Perhaps that makes the whole experience sound a little disappointing, when it certainly isn’t. Each of the dishes tastes wonderfully distinct from one another – there’s none of the creamy blandness you might find in a UK curry house here. The ingredients, which spring from plants that cover every inch of non-developed land, taste wonderfully fresh too.

Aubergine pops up regularly and is always a surprise treat as does the frequent – if subtle – flavour of cinnamon. That’s mibbe not so surprising when you consider that Sri Lanka is the world capital when it comes to the growing and harvesting of the stuff.

It’s a similar case with jackfruit, which can be prepared as part of its own curry, but is also used to make the papadoms. The flavour is much stronger – and, in the opinion of this curryspondent, better – than would be found in the UK.

Their presence often makes up for the almost total absence of naans. Indeed, on the one occasion we are served our doughy favourite, the offering is petit, pancake-like and not altogether worthwhile.

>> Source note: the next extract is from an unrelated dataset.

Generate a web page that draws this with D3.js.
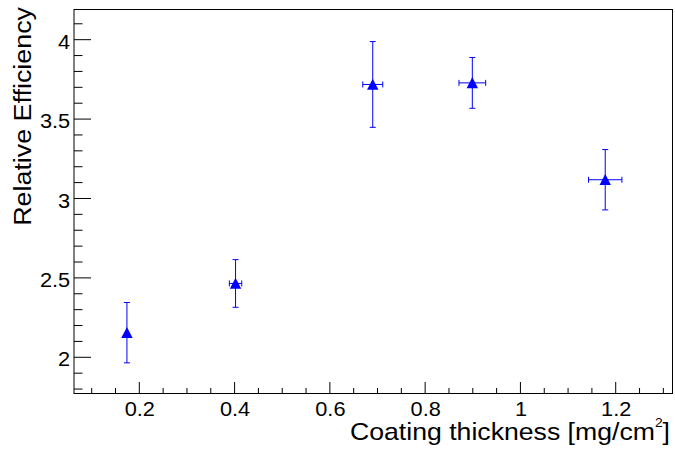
<!DOCTYPE html>
<html>
<head>
  <meta charset="utf-8">
  <script src="https://cdn.jsdelivr.net/npm/d3@7"></script>
  <style>
    body {margin:0; background:#fff;}
    svg {font-family: "Liberation Sans", Arial, Helvetica, sans-serif;}
    .tick text {fill:#000;}
  </style>
</head>
<body>
<script>
// measured points
const thickness    = [0.174, 0.402, 0.690, 0.899, 1.178];
const thicknessErr = [0,     0.013, 0.021, 0.028, 0.035];
const efficiency   = [2.155, 2.465, 3.718, 3.728, 3.118];
const efficiencyErr= [0.19,  0.15,  0.27,  0.16,  0.19];

const xTicks = [0.2, 0.4, 0.6, 0.8, 1, 1.2];
const yTicks = [2, 2.5, 3, 3.5, 4];

const width = 675, height = 449;
const frame = {left: 74, right: 672.5, top: 9.5, bottom: 393.5};
// ROOT's helvetica comes out a bit wider than Liberation Sans
const stretch = 1.11;

const svg = d3.select("body").append("svg")
  .attr("width", width)
  .attr("height", height);

const x = d3.scaleLinear().domain([0.0629, 1.3192]).range([frame.left, frame.right]);
const y = d3.scaleLinear().domain([1.772, 4.190]).range([frame.bottom, frame.top]);

// minor ticks, ROOT style
const xMinor = d3.range(0.05, 1.35, 0.05).filter(v => x(v) > frame.left + 0.5 && x(v) < frame.right - 0.5);
const yMinor = d3.range(1.7, 4.25, 0.1).filter(v => y(v) < frame.bottom - 0.5 && y(v) > frame.top + 0.5);

const ticks = svg.append("g").attr("stroke", "#000").attr("stroke-width", 1);
ticks.selectAll(".xm").data(xMinor).join("line")
  .attr("x1", d => x(d)).attr("x2", d => x(d))
  .attr("y1", frame.bottom).attr("y2", d => frame.bottom - (xTicks.some(t => Math.abs(t - d) < 1e-6) ? 11.5 : 5.5));
ticks.selectAll(".ym").data(yMinor).join("line")
  .attr("y1", d => y(d)).attr("y2", d => y(d))
  .attr("x1", frame.left).attr("x2", d => frame.left + (yTicks.some(t => Math.abs(t - d) < 1e-6) ? 17 : 8.5));

// frame
svg.append("rect")
  .attr("x", frame.left).attr("y", frame.top)
  .attr("width", frame.right - frame.left).attr("height", frame.bottom - frame.top)
  .attr("fill", "none").attr("stroke", "#000").attr("stroke-width", 1);

// tick labels through d3 axes (lines hidden, ROOT draws them above)
const xAxis = svg.append("g")
  .attr("transform", `translate(0,${frame.bottom})`)
  .call(d3.axisBottom(x).tickValues(xTicks).tickSize(0).tickPadding(0).tickFormat(d3.format("~g")));
xAxis.select(".domain").remove();
xAxis.selectAll("text")
  .attr("dy", null).attr("y", 22.2)
  .attr("transform", `scale(${stretch},1)`)
  .attr("font-size", 19.6).attr("font-family", null);

const yAxis = svg.append("g")
  .attr("transform", `translate(${frame.left},0)`)
  .call(d3.axisLeft(y).tickValues(yTicks).tickSize(0).tickPadding(0).tickFormat(d3.format("~g")));
yAxis.select(".domain").remove();
yAxis.selectAll("text")
  .attr("dy", null).attr("y", 8.6).attr("x", -3.8 / stretch)
  .attr("transform", `scale(${stretch},1)`)
  .attr("font-size", 19.6).attr("font-family", null);

// axis titles
const xt = svg.append("text")
  .attr("transform", `translate(670,440) scale(${stretch},1)`)
  .attr("text-anchor", "end")
  .attr("font-size", 24);
xt.append("tspan").text("Coating thickness [mg/cm");
xt.append("tspan").attr("font-size", 12.5).attr("dy", -13.5).text("2");
xt.append("tspan").attr("dy", 13.5).text("]");

svg.append("text")
  .attr("transform", `translate(31,7) rotate(-90) scale(${stretch},1)`)
  .attr("text-anchor", "end")
  .attr("font-size", 24.2)
  .text("Relative Efficiency");

// points with error bars
const pts = thickness.map((t, i) => ({x: t, ex: thicknessErr[i], y: efficiency[i], ey: efficiencyErr[i]}));
const blue = "#0000ff";
const cap = 3;
const g = svg.append("g").attr("stroke", blue).attr("stroke-width", 1).attr("fill", "none");
pts.forEach(p => {
  const cx = x(p.x), cy = y(p.y);
  // vertical
  g.append("line").attr("x1", cx).attr("x2", cx).attr("y1", y(p.y + p.ey)).attr("y2", y(p.y - p.ey));
  g.append("line").attr("x1", cx - cap).attr("x2", cx + cap).attr("y1", y(p.y + p.ey)).attr("y2", y(p.y + p.ey));
  g.append("line").attr("x1", cx - cap).attr("x2", cx + cap).attr("y1", y(p.y - p.ey)).attr("y2", y(p.y - p.ey));
  if (p.ex > 0) {
    g.append("line").attr("y1", cy).attr("y2", cy).attr("x1", x(p.x - p.ex)).attr("x2", x(p.x + p.ex));
    g.append("line").attr("y1", cy - cap).attr("y2", cy + cap).attr("x1", x(p.x - p.ex)).attr("x2", x(p.x - p.ex));
    g.append("line").attr("y1", cy - cap).attr("y2", cy + cap).attr("x1", x(p.x + p.ex)).attr("x2", x(p.x + p.ex));
  }
});

svg.append("g").selectAll("path").data(pts).join("path")
  .attr("transform", d => `translate(${x(d.x)},${y(d.y)})`)
  .attr("d", "M0,-5.8L5.7,5.3L-5.7,5.3Z")
  .attr("fill", blue);
</script>
</body>
</html>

The same cannot be said for the local lager, Lion, which comes in big 700ml bottles, is dirt cheap and actually tastes Pretty Good. Alongside the wide, generous selection of curry dishes I find in Sri Lanka, it’s just about enough to take my mind of that shiny shyster Bernard.

Tikka Mabaws, out.

1 comments:

The Tramp said...

Nice work Tikka Mabaws... Loving your work. I'd like to hear more about this Bernard character - I'm guessing that's not his real name - he looks like he's dressed as a 70's mafia footsoldier. And I think that I might try and start a TATTGOC campaign to introduce 700ml bottles in more restaurants over here, although I'm not sure how safe that would be in Glasgow.